EQs split the sound up into different frequency bands and allow you to change the level of those bands independently of each other. On a DJ mixer, you’ll commonly find a three band EQ (treble, mid, bass) on each channel. On high-end mixers you may find more bands to give you finer control over how the sound of the source signal. Modern DJ mixers often feature EQs with very high degrees of cut – this allows (for instance) the kick drum and bass line from one tune to be mixed with the mid and top from another.

Mic Channel

although talking over records is rather less fashionable these days, most DJ mixers allow at least one microphone to be connected to the mixer along with the various other sources. This allows a (rather more fashionable) MC or singer to be mixed in with the music. The amount of control over this channel can vary from a simple volume knob to full EQ, fader and ‘talkover’.

Talkover

a feature that automatically lowers the volume of the main musical material when a signal is present on the mic input. Listen to a radio DJ if you want to hear what this sounds like - you’ll notice that the background music gets quieter when they speak. Part of the defining sound of cheap pirate radio stations is the manual simulation of talkover by riding the faders by hand! Big shout…dum dum dip…goin’ out…dum dum dip….

Cue

this is the section of the mixer where the DJ controls what audio is going to the headphones. It will normally have a volume control and a fader or knob to select what is fed to the headphones. This control will vary depending on the type of mixer, but will usually either be a mix of the main output (program) and the channels selected for cueing, or a straight mix of two channels - this is more likely to be the case on scratch mixers.

Hamster Switch

known as the hamster switch because… answers on a postcard please! This control switches the crossfader around so that instead of mixing A-B, it mixes B-A. This is very useful for certain types of scratches and almost always found on scratch mixers - it is also available on a few club mixers.

Fader Reverse

this control will change the line fader it is assigned to from fading in as it is pushed up, to fading out as it is pushed up.

Fader Curve

there may be a few of these on any particular mixer - they are used to adjust the rate at which the faders bring in their assigned signals. Most common is crossfader curve, which adjusts between a steep curve for cuts and scratches, and a shallow curve for long subtle blends and mixes. Line fader curve adjustment is usually only found on top of the range scratch mixers.

Channel Source Selector

these switches select which input is being used for each of the channels on the mixer. Most DJ mixers will have a choice two or three inputs per channel.

Record Out

this is a copy of the main output that is fixed at line level, and unaffected by the master volume. It’s designed to be connected to a recorder such as a CDR or MiniDisc deck.

Booth Output

this is a copy of the main output with an independent volume control. It’s designed to feed the DJ’s monitoring system, allow the level to be controlled independently of the main sound system.

FX Send/Loop

this feature allows the connection of external FX and processing units. The amount of signal sent and returned is normally controlled by two knobs - ‘send’ and ‘return’.

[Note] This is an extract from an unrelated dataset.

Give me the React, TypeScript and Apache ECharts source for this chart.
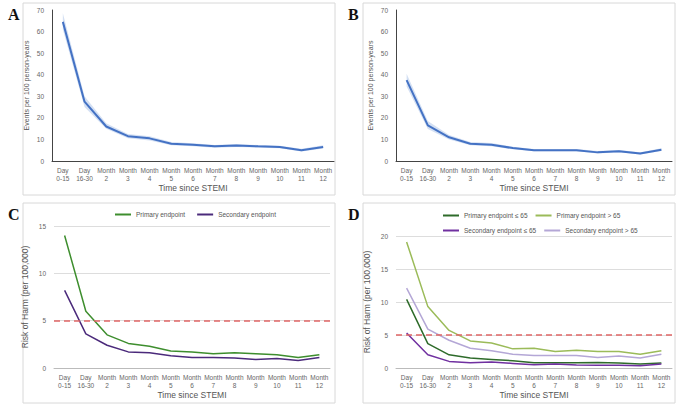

USB/Firewire Computer Connection

some modern mixers have a built-in soundcard or at least the option to install one. This allows the user to send audio signals directly to the mixer from programs on a computer, and also to record the output of the mixer on a computer. Look out for the number of audio channels the connection can handle (remember stereo connections take up two digital channels), and also be careful as some mixers have USB solely for transferring FX settings - don’t assume it is necessarily a sound card.

MIDI Functionality

as the use of laptops for DJing becomes ever more commonplace, mixer manufacturers are increasingly adding the ability to control computer software to their products. Two main approaches have arisen - firstly the provision of a separate section on the mixer with dedicated MIDI controls, for example the Allen & Heath Xone 3D, and secondly the addition of MIDI functionality to the audio faders, as is the case with the Pioneer DJM800.

Contactless Faders

this is a relatively new innovation and uses light sensors instead of electrical connections in the faders. The upshot of this is that the faders never wear out, which is a major problem with contact faders that often need replacing every few months if heavily used (and note that like car tyre wear, this is not covered by warranty). Most commonly the crossfader will be the only fader with this technology, however as it becomes more widespread, expect to see mixers with all their faders contact free.